Singh's lawyer Rana Abdul Hameed said the apex court rejected the review petition with regard to the death sentence awarded to him in connection with a bomb blast at Yakkigate in Lahore in April 1990 in which three persons were killed, observing that it had been filed too late.
Another review petition in connection with three more bomb blasts in Pakistan's Punjab province in 1990 for which also Singh, 40, has been awarded death sentence is still pending before the apex court.
"We are expecting the court to deliver its order on the other petition in a week, but we have no hope," Rana said.
"Now the only way out appears to be to file a mercy petition before General Pervez Musharraf seeking his pardon," Rana said adding, Singh has already given him permission to file the mercy petition.

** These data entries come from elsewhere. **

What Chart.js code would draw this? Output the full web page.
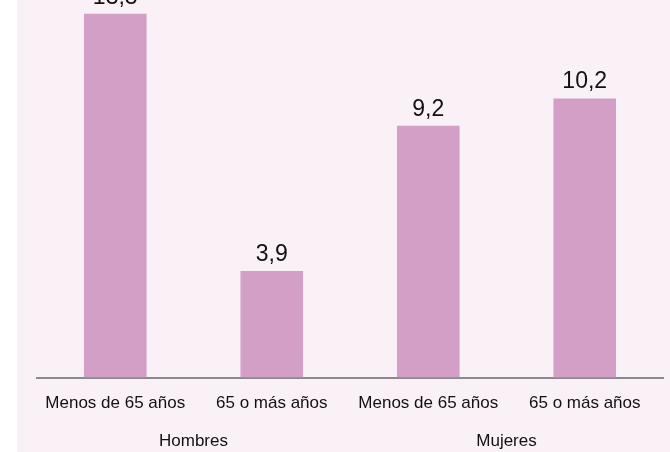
<!DOCTYPE html>
<html>
<head>
<meta charset="utf-8">
<script src="https://cdn.jsdelivr.net/npm/chart.js@4"></script>
<style>
  html, body { margin: 0; padding: 0; background: #fff; }
  #wrap { position: absolute; left: 17px; top: 0; width: 653px; height: 452px; background: #f9f1f6; }
</style>
</head>
<body>
<div id="wrap"><canvas id="myChart" width="653" height="452"></canvas></div>
<script>
const labels = ['Menos de 65 años', '65 o más años', 'Menos de 65 años', '65 o más años'];
const groups = ['Hombres', 'Mujeres'];
const values = [13.3, 3.9, 9.2, 10.2];

const valueLabels = {
    id: 'valueLabels',
    afterDatasetsDraw(chart) {
        const ctx = chart.ctx;
        const meta = chart.getDatasetMeta(0);
        ctx.save();
        ctx.fillStyle = '#111';
        ctx.font = '23px "Liberation Sans", Arial, sans-serif';
        ctx.textAlign = 'center';
        ctx.textBaseline = 'bottom';
        meta.data.forEach(function (bar, i) {
            ctx.fillText(values[i].toFixed(1).replace('.', ','), bar.x, bar.y - 5);
        });
        ctx.restore();
    }
};

const groupLabels = {
    id: 'groupLabels',
    afterDraw(chart) {
        const ctx = chart.ctx;
        const x = chart.scales.x;
        ctx.save();
        ctx.fillStyle = '#111';
        ctx.font = '17px "Liberation Sans", Arial, sans-serif';
        ctx.textAlign = 'center';
        ctx.textBaseline = 'middle';
        groups.forEach(function (g, i) {
            const cx = (x.getPixelForValue(i * 2) + x.getPixelForValue(i * 2 + 1)) / 2;
            ctx.fillText(g, cx, 441);
        });
        ctx.restore();
    }
};

const data = {
    labels: labels,
    datasets: [{
        data: values,
        backgroundColor: '#d39fc6',
        categoryPercentage: 1,
        barPercentage: 0.4
    }]
};

const config = {
    type: 'bar',
    data: data,
    options: {
        responsive: false,
        animation: false,
        layout: { padding: { left: 20, right: 7, top: 0, bottom: 30 } },
        plugins: {
            legend: { display: false },
            tooltip: { enabled: false }
        },
        scales: {
            y: { display: false, min: 0, max: 13.8 },
            x: {
                grid: { display: false },
                border: { color: '#8a8a8a', width: 2 },
                ticks: {
                    color: '#111',
                    padding: 8,
                    font: { size: 17, family: '"Liberation Sans", Arial, sans-serif' }
                }
            }
        }
    },
    plugins: [valueLabels, groupLabels]
};

var myChart = new Chart(document.getElementById('myChart'), config);
</script>
</body>
</html>
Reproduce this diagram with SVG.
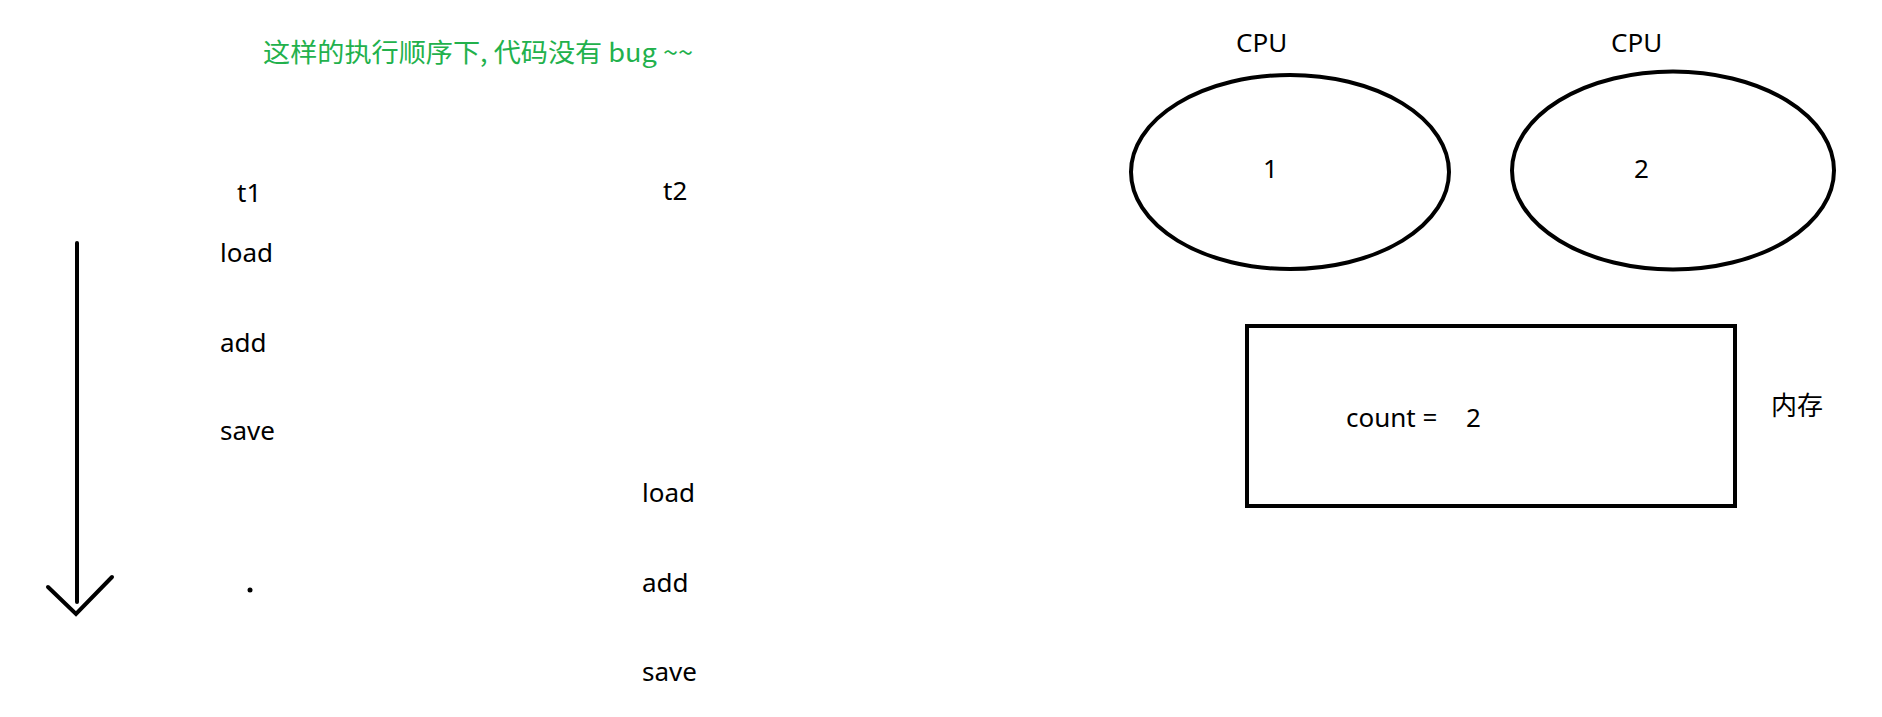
<svg xmlns="http://www.w3.org/2000/svg" width="1882" height="717" viewBox="0 0 1882 717">
<style>
  .t { font-family: "Noto Sans", "Noto Sans CJK SC", sans-serif; font-size: 26px; fill: #000; }
  .c { font-family: "Noto Sans CJK SC", sans-serif; font-size: 26px; fill: #000; }
  .title { font-family: "Noto Sans CJK SC", "Noto Sans", sans-serif; font-size: 26px; fill: #22b14c; }
  .shape { fill: none; stroke: #000; stroke-width: 4; }
  .line { fill: none; stroke: #000; stroke-width: 4; stroke-linecap: round; }
</style>
<rect width="1882" height="717" fill="#fff"/>
<text class="title" x="263" y="62" textLength="430" lengthAdjust="spacingAndGlyphs">这样的执行顺序下, 代码没有 bug ~~</text>

<g id="t1">
  <text class="t" x="237" y="202" font-size="25">t1</text>
  <text class="t" x="220" y="262">load</text>
  <text class="t" x="220" y="352">add</text>
  <text class="t" x="220" y="440">save</text>
  <circle cx="250" cy="590" r="2.5" fill="#000"/>
</g>
<g id="t2">
  <text class="t" x="663" y="200" font-size="25">t2</text>
  <text class="t" x="642" y="502">load</text>
  <text class="t" x="642" y="592">add</text>
  <text class="t" x="642" y="681">save</text>
</g>

<g id="connectors">
  <line class="line" x1="77" y1="243" x2="77" y2="602"/>
  <polyline class="line" points="48,587 76,614 112,577"/>
</g>

<g id="cpu1">
  <text class="t" x="1236" y="52">CPU</text>
  <ellipse class="shape" cx="1290" cy="172" rx="159" ry="97"/>
  <text class="t" x="1263" y="178">1</text>
</g>
<g id="cpu2">
  <text class="t" x="1611" y="52">CPU</text>
  <ellipse class="shape" cx="1673" cy="170.5" rx="161" ry="99"/>
  <text class="t" x="1634" y="178">2</text>
</g>
<g id="memory">
  <rect class="shape" x="1247" y="326" width="488" height="180"/>
  <text class="t" x="1346" y="427">count =<tspan x="1466">2</tspan></text>
  <text class="c" x="1771" y="415">内存</text>
</g>
</svg>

Rana said he will soon be drafting a mercy petition, which will be submitted to Musharraf after the Supreme Court delivered its judgement on the second review petition.
Singh, who hails from Amritsar, is currently lodged in the high security Kot Lakhpath jail near Lahore.
According to Singh's lawyer, he was caught by Pakistani police when he "inadvertently" crossed the border and was later implicated in the bomb blast case.
Pakistan's Supreme Court had on August 18, 2005, upheld the death sentence given to Singh for allegedly carrying out three bomb blasts in Lahore and Faislabad in 1990, triggering an uproar in India against the verdict following which Musharraf had promised to look into his mercy plea.
His death sentence in the Yakkigate bomb blast case of 1990 was also upheld by the Supreme Court on September 27, 2005.